# Remember Trinity the One Eyed Rescue?



## ShutUpJoe (Nov 10, 2009)

That's fantastic news. Do you have pics? I don't remember the original post.


----------



## ilovemyPhillip (Apr 4, 2009)

Why would they say that?  I have an all blind horse, and he's making huge strides. Glad to hear she's well!


----------



## ItzKayley (Jun 8, 2011)

I must see pictures! I Bet she is beautiful!
_Posted via Mobile Device_


----------



## Druydess (Jan 25, 2008)

Don't let idiots get to you- do what's right for you and your horses. Seems you've done that- Congrats!!


----------



## Katze (Feb 21, 2011)

:clap:Good for you, don't you ever let anyone tell you that helping an animal be it horse/cat/dog/ or tiger striped coo coo bird, is a bad thing. Glad to hear she's doing great, keep up the good work/deeds


----------



## weefoal (Apr 4, 2009)

She was also lame on her back legs from being ridden many miles as just a yearling. So when people saw she was lame and blind in one eye they jump to conclusions. She was always many pounds underweight. 

All she needed from the lameness was rest and good feed. 

Heres her original thread

http://www.horseforum.com/horse-protection/trinitys-story-40690/

Im trying to get the update pic as she is just stunning now! Looks like a whole different horse

So to Kevinshorses and all of the rest of you that said put her down: 

Horses are not disposable! You have to be able to see the potential not just what you see in front of you. 

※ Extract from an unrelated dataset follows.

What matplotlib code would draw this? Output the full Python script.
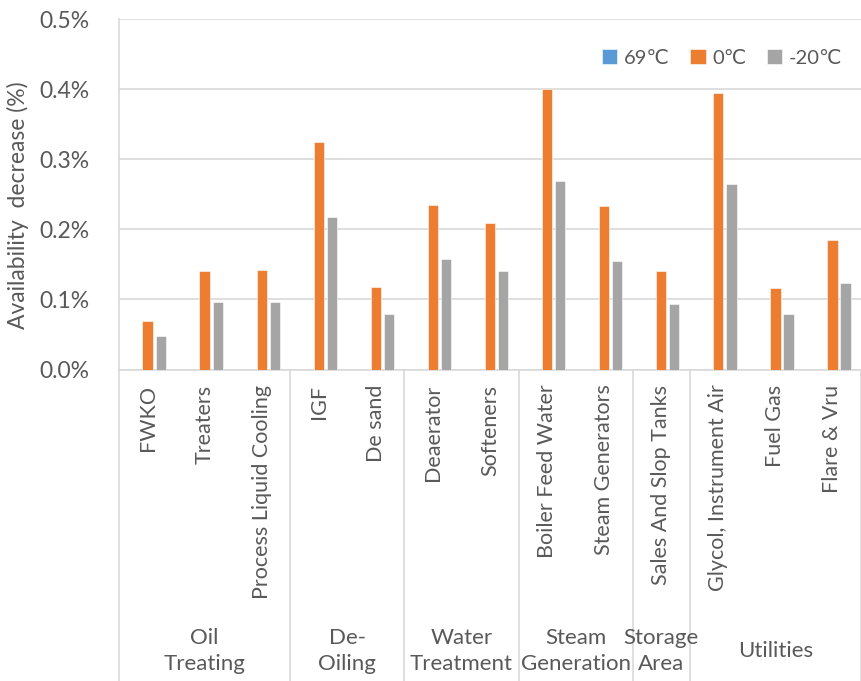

I would never keep a horse alive that had no quality of life but I knew Trinity would have a great life and would make a great horse.


----------



## Katze (Feb 21, 2011)

omg her story is horrible...please tell me she wasn't pregnant, poor wee thing  Soooooo glad you got her, and that you took the time and effort to care for her. People are too quick to go for euthanasia for thier livestock/pet's....


----------